¿Quién no recuerda el Italpark? Aquel parque de diversiones -hoy un amplio espacio verde denominado “Parque Thays”- era una referencia obligada para miles de niños porteños en busca de entretenimiento. Marearse hasta el casi vómito en Las Tazas, atreverse a los precarios carritos del Súper Ocho Volante, atemorizarse ingenuamente con el Tren Fantasma, revolver un poco más el estómago en El Pulpo, copar con varios amigos los siempre vigentes Autitos Chocadores, mostrar habilidad y coraje arriba del Samba y por supuesto, subir a la Montaña Rusa, la vedette, la más deseada por todos.
Difícil olvidar, entonces, aquel día que quedé afuera de la Montaña Rusa por no pasar la altura mínima permitida. Me pararon al lado de una especie de metro dispuesto de forma vertical que indicaba cuánto había que medir para poder ingresar a ese entretenimiento.
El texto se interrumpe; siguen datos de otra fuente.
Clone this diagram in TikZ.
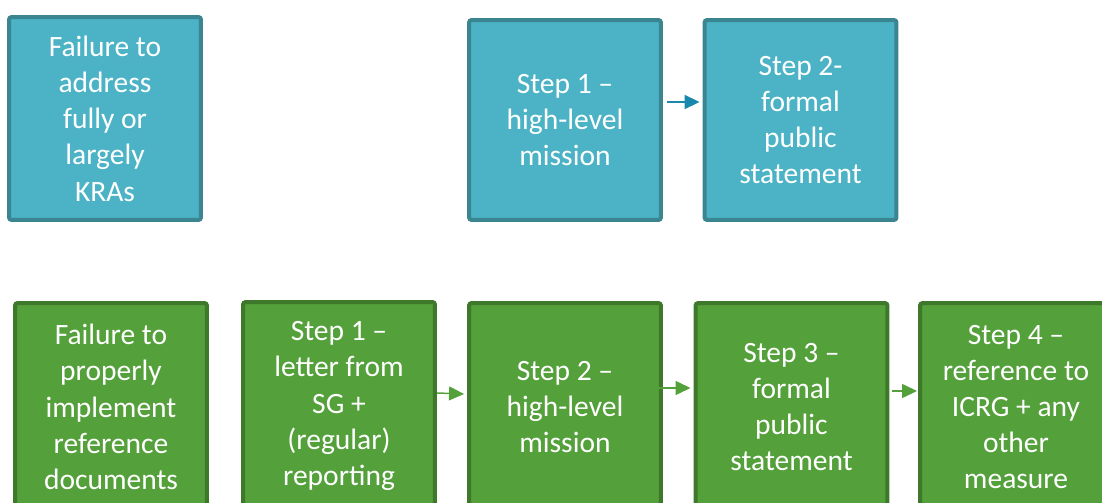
\documentclass[tikz,border=0pt]{standalone}
\usepackage{fontspec}
\setmainfont{Carlito}
\usetikzlibrary{arrows.meta}
\usepackage{xcolor}

\definecolor{tealfill}{RGB}{75,179,197}
\definecolor{tealline}{RGB}{58,133,144}
\definecolor{tealarrow}{RGB}{24,136,172}
\definecolor{greenfill}{RGB}{84,160,58}
\definecolor{greenline}{RGB}{62,120,42}

\begin{document}
\begin{tikzpicture}[
    x=0.02cm, y=-0.02cm,
    tealbox/.style={draw=tealline, fill=tealfill, line width=0.08cm, rounded corners=1.5pt,
        minimum width=3.84cm, minimum height=4.0cm, align=center, text=white,
        font=\fontsize{16.8}{20.6}\selectfont},
    greenbox/.style={tealbox, draw=greenline, fill=greenfill, minimum height=4.16cm},
    tarrow/.style={-{Triangle[length=0.3cm, width=0.28cm]}, line width=0.04cm, draw=tealarrow},
    garrow/.style={-{Triangle[length=0.3cm, width=0.28cm]}, line width=0.03cm, draw=greenfill}
]
\useasboundingbox (0,0) rectangle (1102,503);

% upper row
\node[tealbox, minimum height=4.06cm] (kra) at (105, 118.5) {Failure to\\address\\fully or\\largely\\KRAs};
\node[tealbox] (t1) at (565, 120) {Step 1 --\\high-level\\mission};
\node[tealbox] (t2) at (800.5, 120) {Step 2-\\formal\\public\\statement};

\draw[tarrow] ([yshift=0.36cm, xshift=0.08cm]t1.east) -- ([yshift=0.36cm, xshift=-0.06cm]t2.west);

% lower row
\node[greenbox] (ref) at (111, 407) {Failure to\\properly\\implement\\reference\\documents};
\node[greenbox] (g1) at (339, 406) {Step 1 --\\letter from\\SG +\\(regular)\\reporting};
\node[greenbox] (g2) at (565, 407) {Step 2 --\\high-level\\mission};
\node[greenbox] (g3) at (791.5, 407) {Step 3 --\\formal\\public\\statement};
\node[greenbox] (g4) at (1016, 407) {Step 4 --\\reference to\\ICRG + any\\other\\measure};

\draw[garrow] ([yshift=0.26cm]g1.east) -- ([yshift=0.26cm, xshift=-0.06cm]g2.west);
\draw[garrow] ([yshift=0.38cm, xshift=-0.7cm]g2.east) -- ([yshift=0.38cm, xshift=-0.06cm]g3.west);
\draw[garrow] ([yshift=0.32cm, xshift=0.06cm]g3.east) -- ([yshift=0.32cm, xshift=-0.02cm]g4.west);
\end{tikzpicture}
\end{document}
Mi viejo, obvio, ni tuvo que someterse a aquella prueba y mi hermano la pasó ajustadamente. Pero yo me quedé corto o más bien bajo y tuve que mirar la diversión ajena al pie de aquel armatoste de fierros que subían y bajaban. En ese momento, creí que no podía haber desgracia peor que la mía. Mi hermano y mi viejo juntos, divirtiéndose en grande, mientras el menor, el más chiquitito y petiso de todos, miraba tristemente la escena, siguiendo con sus ojitos de nene pequeño aquellos carros que se movían bruscamente de un lado al otro. Fue una gran desilusión. Muy grande. Tanta que casi no cabía en aquel cuerpito diminuto.